Overall, though, I enjoyed Chapter 2 and I liked the precedent of Rahim and palace life that you've established. In my opinion, you did a better job on this aspect than last time. Kudos! I'm adding a point to your total. Your total is zero.
Chapter 3
Akilah and Ehsan are great characters, knowing the context of the palace bloodbaths and hoping for the best. Their later silence only enhances their characters.
I particularly enjoyed the insight into Rahim's past from Azzam. It makes a lot of sense why he would tell brides about Rahim if they're going to die anyway.
For an overall good chapter, I'm adding a point to your total. Your total is one.
Chapter 4
Chapter 4 was deep purple in terms of the prose.

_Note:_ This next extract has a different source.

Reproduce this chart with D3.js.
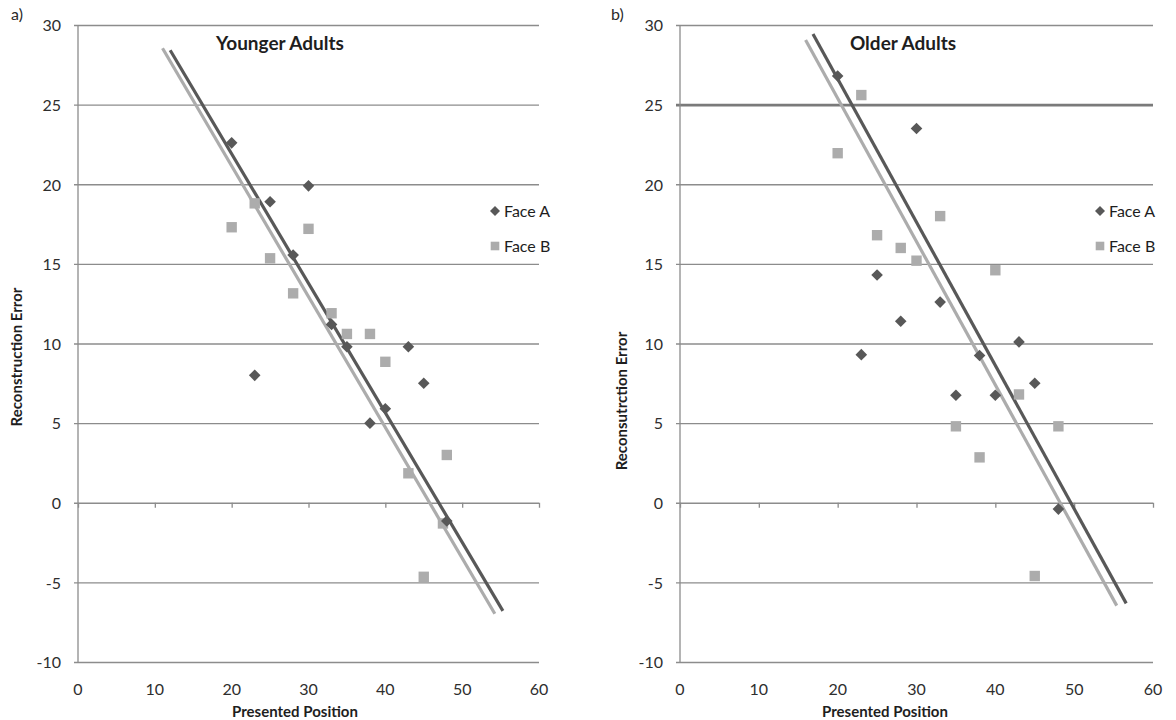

It's hard to get through, in my opinion, because it's so "extra," for lack of a better word. It's heavy. Making your writing a bit more simpler with more intentional beauty with its literature is something for you to master. Rhetorical devices and literary devices are your best friend (so are literature classes!). Improving on this will make your readers connect with your story so much more than just sticking around because you have a few good lines that look good in a mood board.
In terms of plot, it was so dramatic I had a hard time following, especially the part where Azade calls out the servant woman on condemning her even though she lost a daughter to the sultan, too. I felt distant from the characters and the situation without proper context of how Azade knew besides just the brief and vague mention of "rumors on the street." What if you'd added the rumor back in Chapter 1 where Azade actually talks about rumors on the streets? That would have given me a reference to point back to and would have made the scene more powerful.
For those things in this chapter, I'm taking a point away. Your total is zero.
Overall, ESJohnson got zero points! Girl, ignore that desire for aesthetics and visual beauty and focus on your characters, your world, and your emotion. What you want is your readers to follow you and love you because of your writing, not because of your artsy side and your presentation of your story. Get into the writing itself. Get into conveying emotion. Get into staying simple and discovering the beauty of beautiful writing that's actually really helpful to making your story a great product. You have a good foundation. You really do. I think you just need a push in the right direction, in the right focus...I hope that maybe this review can do that for you!